Ella había deseado volver a amarlo. Ahora lo sabía, por más que le avergonzara reconocerlo. Durante su boda había deseado amarlo. Había resistido la necesidad de descansar durante el resto del día, y ahora comprendía que ése era el motivo por el que había estado tan antipática con él. Antes de que él saliera de su vestidor, ella había reconocido por fin que quizá consiguieran salvar su matrimonio. Luego, pese al horror de su aborto…
Había deseado amarlo.
Ahora sólo podía odiarlo con renovada pasión. Era un hombre carente de sentimientos. ¿Cómo podía ser tan despiadado?
Alguien llamó con los nudillos a la puerta, de una forma que ella reconoció. Él nunca entraba en su habitación sin llamar. Al menos debía reconocerle ese detalle.
—Pasa —dijo ella.
Él se inclinó ante ella, su rostro frío e impasible.
—¿Cómo os sentís hoy? —preguntó.
—Bien, gracias —respondió ella.
—El médico opina que estáis fuera de peligro —dijo él—. Tenéis mejor aspecto.
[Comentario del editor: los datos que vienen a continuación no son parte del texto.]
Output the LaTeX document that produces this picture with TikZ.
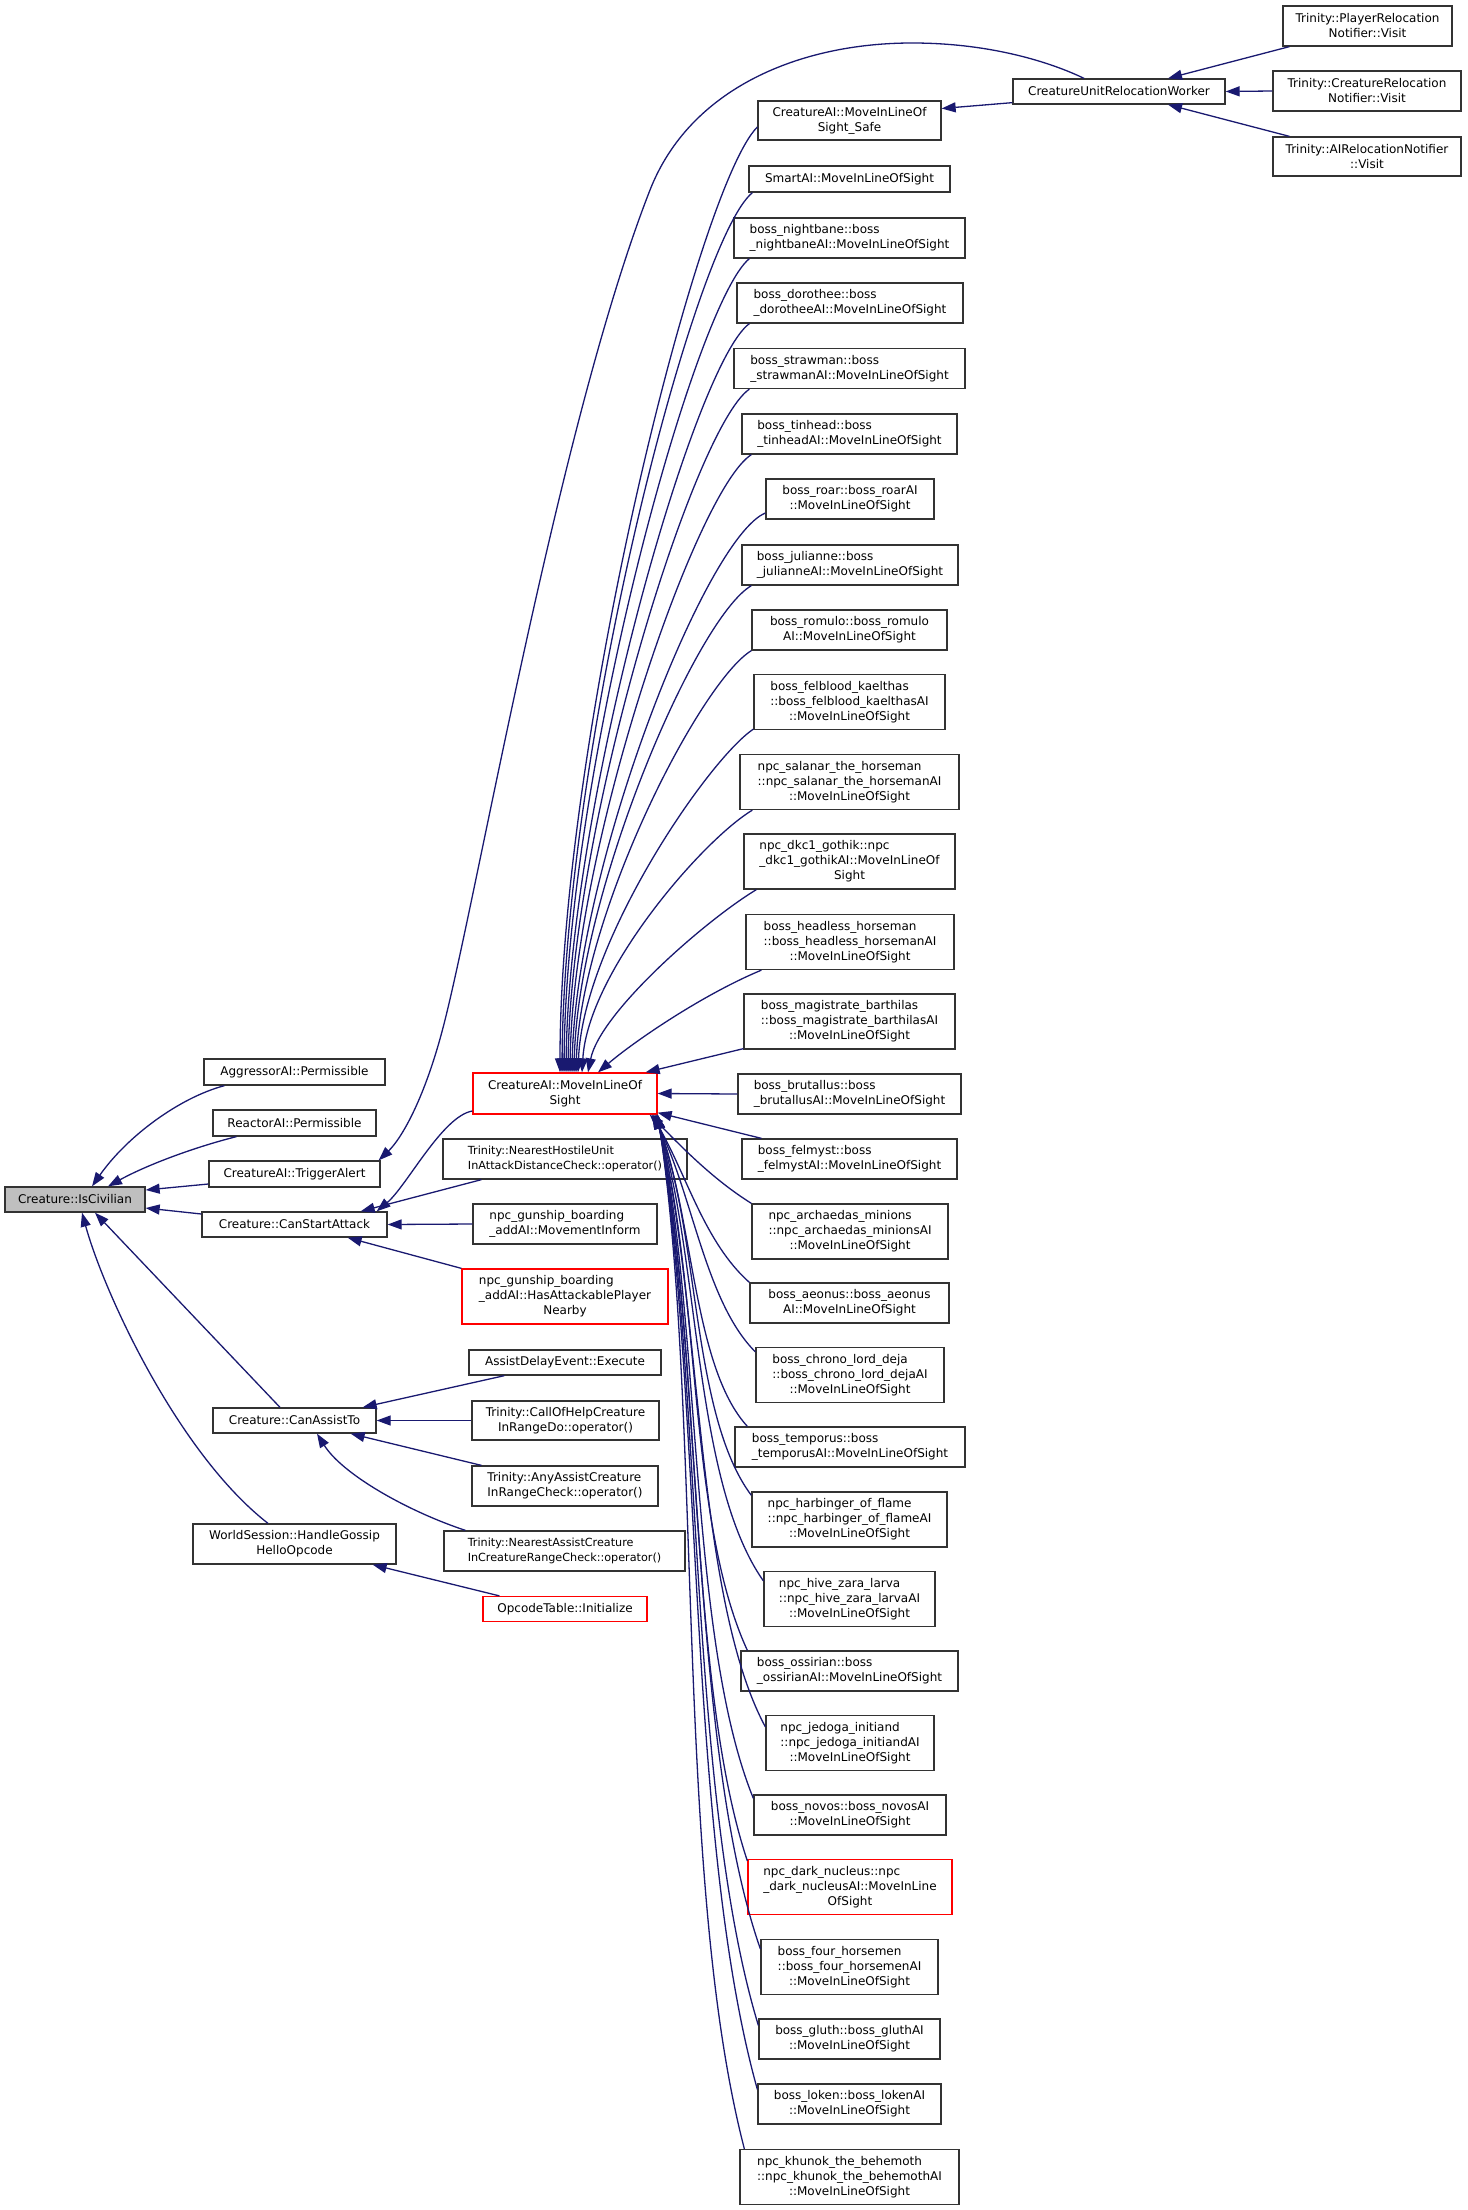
\documentclass[tikz,border=0pt]{standalone}
\usepackage{fontspec}
\setmainfont{DejaVu Sans}
\usepackage{calc}
\usetikzlibrary{arrows.meta,calc}
\definecolor{edgeblue}{HTML}{191970}
\definecolor{civgray}{HTML}{BFBFBF}
% first line flush left under a longer second line
\newcommand{\lline}[2]{\makebox[\widthof{#2}][l]{#1}\\#2}
\tikzset{
  fn/.style={draw=black!80, line width=1.3pt, fill=white, inner sep=0pt, align=center,
    font=\fontsize{12}{15}\selectfont},
  fnred/.style={fn, draw=red},
  fntight/.style={font=\fontsize{11.2}{15}\selectfont},
  wh/.style 2 args={minimum width=#1, minimum height=#2},
  callarrow/.style={draw=edgeblue, line width=1.3pt, arrows={Triangle[length=14pt,width=10pt]-}},
}
\begin{document}
\begin{tikzpicture}[x=1pt,y=-1pt]
\useasboundingbox (0,0) rectangle (1467,2210);

% the function and its direct callers
\node[fn, fill=civgray, wh={140}{25}] (isciv) at (75,1199.5) {Creature::IsCivilian};
\node[fn, wh={181}{26}] (aggr) at (294.5,1072) {AggressorAI::Permissible};
\node[fn, wh={163}{26}] (reactor) at (294.5,1123) {ReactorAI::Permissible};
\node[fn, wh={171}{26}] (trigger) at (294.5,1174) {CreatureAI::TriggerAlert};
\node[fn, wh={185}{25}] (canstart) at (294.5,1224.5) {Creature::CanStartAttack};
\node[fn, wh={163}{25}] (canassist) at (294.5,1420.5) {Creature::CanAssistTo};
\node[fn, wh={203}{40}] (gossip) at (294.5,1544) {WorldSession::HandleGossip\\HelloOpcode};

% second level
\node[fnred, wh={184}{41}] (mil) at (565,1093.5) {CreatureAI::MoveInLineOf\\Sight};
\node[fn, fntight, wh={244}{40}] (hostile) at (565,1159) {\lline{Trinity::NearestHostileUnit}{InAttackDistanceCheck::operator()}};
\node[fn, wh={184}{40}] (moveinform) at (565,1224) {\lline{npc\_gunship\_boarding}{\_addAI::MovementInform}};
\node[fnred, wh={206}{55}] (attackable) at (565,1296.5) {\lline{npc\_gunship\_boarding}{\_addAI::HasAttackablePlayer}\\Nearby};
\node[fn, wh={192}{25}] (assistdelay) at (565,1362.5) {AssistDelayEvent::Execute};
\node[fn, wh={187}{39}] (callofhelp) at (565.5,1420.5) {Trinity::CallOfHelpCreature\\InRangeDo::operator()};
\node[fn, wh={186}{40}] (anyassist) at (565,1486) {\lline{Trinity::AnyAssistCreature}{InRangeCheck::operator()}};
\node[fn, fntight, wh={241}{40}] (nearestassist) at (564.5,1551) {\lline{Trinity::NearestAssistCreature}{InCreatureRangeCheck::operator()}};
\node[fnred, wh={164}{25}] (opcode) at (565,1609) {OpcodeTable::Initialize};

% callers of CreatureAI::MoveInLineOfSight
\node[fn, wh={212}{25}] (curw) at (1119,91.5) {CreatureUnitRelocationWorker};
\node[fn, wh={183}{39}] (safe) at (849.5,120.5) {CreatureAI::MoveInLineOf\\Sight\_Safe};
\node[fn, wh={201}{26}] (smart) at (849.5,179) {SmartAI::MoveInLineOfSight};
\node[fn, wh={231}{40}] (nightbane) at (849.5,238) {\lline{boss\_nightbane::boss}{\_nightbaneAI::MoveInLineOfSight}};
\node[fn, wh={226}{40}] (dorothee) at (850,303) {\lline{boss\_dorothee::boss}{\_dorotheeAI::MoveInLineOfSight}};
\node[fn, wh={231}{40}] (strawman) at (849.5,368.5) {\lline{boss\_strawman::boss}{\_strawmanAI::MoveInLineOfSight}};
\node[fn, wh={215}{40}] (tinhead) at (849.5,434) {\lline{boss\_tinhead::boss}{\_tinheadAI::MoveInLineOfSight}};
\node[fn, wh={168}{40}] (roar) at (850,499) {boss\_roar::boss\_roarAI\\::MoveInLineOfSight};
\node[fn, wh={216}{40}] (julianne) at (850,565) {\lline{boss\_julianne::boss}{\_julianneAI::MoveInLineOfSight}};
\node[fn, wh={195}{40}] (romulo) at (849.5,630) {boss\_romulo::boss\_romulo\\AI::MoveInLineOfSight};
\node[fn, wh={191}{55}] (felblood) at (849.5,702) {\lline{boss\_felblood\_kaelthas}{::boss\_felblood\_kaelthasAI}\\::MoveInLineOfSight};
\node[fn, wh={219}{55}] (salanar) at (849.5,782) {\lline{npc\_salanar\_the\_horseman}{::npc\_salanar\_the\_horsemanAI}\\::MoveInLineOfSight};
\node[fn, wh={211}{55}] (dkc1) at (849.5,861.5) {\lline{npc\_dkc1\_gothik::npc}{\_dkc1\_gothikAI::MoveInLineOf}\\Sight};
\node[fn, wh={208}{55}] (headless) at (850,942) {\lline{boss\_headless\_horseman}{::boss\_headless\_horsemanAI}\\::MoveInLineOfSight};
\node[fn, wh={211}{55}] (magistrate) at (849.5,1021.5) {\lline{boss\_magistrate\_barthilas}{::boss\_magistrate\_barthilasAI}\\::MoveInLineOfSight};
\node[fn, wh={223}{40}] (brutallus) at (849.5,1094) {\lline{boss\_brutallus::boss}{\_brutallusAI::MoveInLineOfSight}};
\node[fn, wh={215}{40}] (felmyst) at (849.5,1159) {\lline{boss\_felmyst::boss}{\_felmystAI::MoveInLineOfSight}};
\node[fn, wh={196}{55}] (archaedas) at (850,1231.5) {\lline{npc\_archaedas\_minions}{::npc\_archaedas\_minionsAI}\\::MoveInLineOfSight};
\node[fn, wh={199}{40}] (aeonus) at (849.5,1303) {boss\_aeonus::boss\_aeonus\\AI::MoveInLineOfSight};
\node[fn, wh={188}{55}] (chrono) at (850,1375) {\lline{boss\_chrono\_lord\_deja}{::boss\_chrono\_lord\_dejaAI}\\::MoveInLineOfSight};
\node[fn, wh={230}{40}] (temporus) at (850,1447) {\lline{boss\_temporus::boss}{\_temporusAI::MoveInLineOfSight}};
\node[fn, wh={195}{55}] (harbinger) at (849.5,1519.5) {\lline{npc\_harbinger\_of\_flame}{::npc\_harbinger\_of\_flameAI}\\::MoveInLineOfSight};
\node[fn, wh={171}{55}] (hive) at (849.5,1599) {\lline{npc\_hive\_zara\_larva}{::npc\_hive\_zara\_larvaAI}\\::MoveInLineOfSight};
\node[fn, wh={217}{40}] (ossirian) at (849.5,1671) {\lline{boss\_ossirian::boss}{\_ossirianAI::MoveInLineOfSight}};
\node[fn, wh={168}{55}] (jedoga) at (850,1743) {\lline{npc\_jedoga\_initiand}{::npc\_jedoga\_initiandAI}\\::MoveInLineOfSight};
\node[fn, wh={192}{40}] (novos) at (850,1815) {boss\_novos::boss\_novosAI\\::MoveInLineOfSight};
\node[fnred, wh={204}{55}] (nucleus) at (850,1887) {\lline{npc\_dark\_nucleus::npc}{\_dark\_nucleusAI::MoveInLine}\\OfSight};
\node[fn, wh={177}{55}] (horsemen) at (849.5,1967) {\lline{boss\_four\_horsemen}{::boss\_four\_horsemenAI}\\::MoveInLineOfSight};
\node[fn, wh={181}{40}] (gluth) at (849.5,2039) {boss\_gluth::boss\_gluthAI\\::MoveInLineOfSight};
\node[fn, wh={183}{40}] (loken) at (849.5,2104) {boss\_loken::boss\_lokenAI\\::MoveInLineOfSight};
\node[fn, wh={219}{55}] (khunok) at (849.5,2177) {\lline{npc\_khunok\_the\_behemoth}{::npc\_khunok\_the\_behemothAI}\\::MoveInLineOfSight};

% callers of CreatureUnitRelocationWorker
\node[fn, wh={169}{40}] (player) at (1367.5,26) {Trinity::PlayerRelocation\\Notifier::Visit};
\node[fn, wh={188}{40}] (creaturerel) at (1367,91) {Trinity::CreatureRelocation\\Notifier::Visit};
\node[fn, wh={188}{39}] (airel) at (1367,156.5) {Trinity::AIRelocationNotifier\\::Visit};

% edges into Creature::IsCivilian
\draw[callarrow] ($(isciv.north)+(17,0)$) .. controls +(35,-50) and +(-45,12) .. ($(aggr.south west)+(21,0)$);
\draw[callarrow] ($(isciv.north)+(33,0)$) .. controls +(40,-22) and +(-40,10) .. ($(reactor.south west)+(24,0)$);
\draw[callarrow] ($(isciv.east)+(0,-9.5)$) -- ($(trigger.west)+(0,10)$);
\draw[callarrow] ($(isciv.east)+(0,8.5)$) -- ($(canstart.west)+(0,-10.5)$);
\draw[callarrow] ($(isciv.south)+(20,0)$) -- ($(canassist.north)+(-14.5,0)$);
\draw[callarrow] ($(isciv.south)+(7,0)$) .. controls +(22,80) and +(-90,-70) .. ($(gossip.north)+(-26.5,0)$);

% edges into the second level
\draw[callarrow] ($(trigger.north east)+(-2,0)$) .. controls +(22,-21) and (425,1100) .. (445,1020)
  .. controls (480,880) and (560,420) .. (650,190) .. controls (690,88) and (800,43) .. (912,43)
  .. controls (990,43) and (1050,62) .. ($(curw.north)+(-35,0)$);
\draw[callarrow] ($(canstart.north east)+(-11,0)$) .. controls +(30,-25) and +(-30,5) .. ($(mil.west)+(0,17.5)$);
\draw[callarrow] ($(canstart.north east)+(-27,0)$) -- ($(hostile.south west)+(39,0)$);
\draw[callarrow] (canstart.east) -- (moveinform.west);
\draw[callarrow] ($(canstart.south east)+(-40,0)$) -- (attackable.north west);
\draw[callarrow] ($(canassist.north east)+(-14,0)$) -- ($(assistdelay.south west)+(36,0)$);
\draw[callarrow] (canassist.east) -- (callofhelp.west);
\draw[callarrow] ($(canassist.south east)+(-26,0)$) -- ($(anyassist.north west)+(10,0)$);
\draw[callarrow] ($(canassist.south)+(22.5,0)$) .. controls +(25,40) and +(-60,-20) .. ($(nearestassist.north west)+(22,0)$);
\draw[callarrow] ($(gossip.south east)+(-24,0)$) -- ($(opcode.north west)+(17,0)$);

% edges into CreatureUnitRelocationWorker and the safe variant
\draw[callarrow] ($(curw.north)+(49,0)$) -- ($(player.south west)+(7,0)$);
\draw[callarrow] (curw.east) -- (creaturerel.west);
\draw[callarrow] ($(curw.south)+(49,0)$) -- ($(airel.north west)+(17,0)$);
\draw[callarrow] ($(safe.east)+(0,-12)$) -- ($(curw.south west)+(0,-2)$);

% edges into CreatureAI::MoveInLineOfSight from above
\draw[callarrow] ($(mil.north)+(-5,0)$) .. controls +(0,-330) and +(-60,60) .. ($(safe.west)+(0,6.5)$);
\draw[callarrow] ($(mil.north)+(-3,0)$) .. controls +(2,-320) and +(-60,50) .. ($(smart.south west)+(4,0)$);
\draw[callarrow] ($(mil.north)+(-1,0)$) .. controls +(2,-300) and +(-55,45) .. ($(nightbane.south west)+(16,0)$);
\draw[callarrow] ($(mil.north)+(1,0)$) .. controls +(3,-270) and +(-55,40) .. ($(dorothee.south west)+(13,0)$);
\draw[callarrow] ($(mil.north)+(3,0)$) .. controls +(3,-250) and +(-55,38) .. ($(strawman.south west)+(16,0)$);
\draw[callarrow] ($(mil.north)+(5,0)$) .. controls +(3,-225) and +(-55,35) .. ($(tinhead.south west)+(10,0)$);
\draw[callarrow] ($(mil.north)+(7,0)$) .. controls +(4,-205) and +(-60,25) .. ($(roar.west)+(0,14)$);
\draw[callarrow] ($(mil.north)+(9,0)$) .. controls +(4,-180) and +(-55,32) .. ($(julianne.south west)+(10,0)$);
\draw[callarrow] ($(mil.north)+(11,0)$) .. controls +(5,-160) and +(-50,30) .. (romulo.south west);
\draw[callarrow] ($(mil.north)+(13,0)$) .. controls +(5,-130) and +(-45,30) .. ($(felblood.south west)+(0,-1)$);
\draw[callarrow] ($(mil.north)+(17,0)$) .. controls +(6,-100) and +(-50,30) .. ($(salanar.south west)+(13,0)$);
\draw[callarrow] ($(mil.north)+(23,0)$) .. controls +(12,-60) and +(-50,30) .. ($(dkc1.south west)+(13,0)$);
\draw[callarrow] ($(mil.north)+(33,0)$) .. controls +(35,-30) and +(-60,25) .. ($(headless.south west)+(16,0)$);
\draw[callarrow] ($(mil.north east)+(-12,0)$) -- ($(magistrate.south west)+(0,-1)$);
\draw[callarrow] (mil.east) -- (brutallus.west);
\draw[callarrow] ($(mil.south east)+(0,-2)$) -- ($(felmyst.north west)+(20,0)$);

% edges into CreatureAI::MoveInLineOfSight from below
\draw[callarrow] ($(mil.south east)+(-8,0)$) .. controls +(30,30) and +(-40,-25) .. (archaedas.north west);
\draw[callarrow] ($(mil.south east)+(-6,0)$) .. controls +(35,60) and +(-45,-40) .. (aeonus.north west);
\draw[callarrow] ($(mil.south east)+(-5,0)$) .. controls +(40,80) and +(-50,-50) .. ($(chrono.north west)+(0,5)$);
\draw[callarrow] ($(mil.south east)+(-4,0)$) .. controls +(40,100) and +(-55,-60) .. ($(temporus.north west)+(13,0)$);
\draw[callarrow] ($(mil.south east)+(-3,0)$) .. controls +(45,120) and +(-60,-80) .. ($(harbinger.north west)+(0,4)$);
\draw[callarrow] ($(mil.south east)+(-2,0)$) .. controls +(45,150) and +(-70,-100) .. ($(hive.north west)+(0,10)$);
\draw[callarrow] ($(mil.south east)+(-2,0)$) .. controls +(45,170) and +(-60,-130) .. ($(ossirian.north west)+(7,0)$);
\draw[callarrow] ($(mil.south east)+(-1,0)$) .. controls +(45,190) and +(-70,-130) .. ($(jedoga.north west)+(0,12)$);
\draw[callarrow] ($(mil.south east)+(-1,0)$) .. controls +(45,210) and +(-65,-160) .. ($(novos.north west)+(0,4)$);
\draw[callarrow] ($(mil.south east)+(-1,0)$) .. controls +(45,230) and +(-60,-180) .. ($(nucleus.north west)+(0,2)$);
\draw[callarrow] ($(mil.south east)+(0,0)$) .. controls +(45,250) and +(-70,-200) .. ($(horsemen.north west)+(0,10)$);
\draw[callarrow] ($(mil.south east)+(0,0)$) .. controls +(45,270) and +(-70,-230) .. ($(gluth.north west)+(0,7)$);
\draw[callarrow] ($(mil.south east)+(0,0)$) .. controls +(45,290) and +(-70,-250) .. ($(loken.north west)+(0,6)$);
\draw[callarrow] ($(mil.south east)+(0,0)$) .. controls +(45,300) and +(-70,-270) .. ($(khunok.north west)+(5,0)$);
\end{tikzpicture}
\end{document}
Debo haceros una pregunta, señora.
Hacía una semana que él no la llamaba por su nombre.
Ella arqueó las cejas, sorprendida.
—Hace una semana —dijo él—, me dijisteis que lamentabais haberme vuelto a ver. En esos momentos quizá no estabais en vuestros cabales. ¿Seguís pensando lo mismo que entonces? ¿Seguís lamentándolo?
Kenneth. ¿Era posible que la vida les hubiera conducido hasta este momento? ¿Por qué había regresado él a Dunbarton? ¿Por qué? Unas preguntas sin sentido, unos pensamientos sin sentido.
—Sí —respondió ella.
Él hizo otra reverencia, más elegante, más ceremoniosa que la última.
—Entonces os concederé lo que deseáis, señora —dijo—. Partiré para Londres mañana temprano. No os molestaré antes de marcharme. Si me necesitáis, mi administrador sabrá dónde localizarme en todo momento. Adiós.
Era un momento irreal. Ella se había casado hacía una semana. Había estado encinta de más de tres meses. Ahora había perdido el niño y no tenía un marido. Pero estaba atrapada para siempre en un matrimonio desdichado.
—Adiós, milord —respondió ella.
Se quedó mirando la puerta largo rato después de que él la cerrara a su espalda.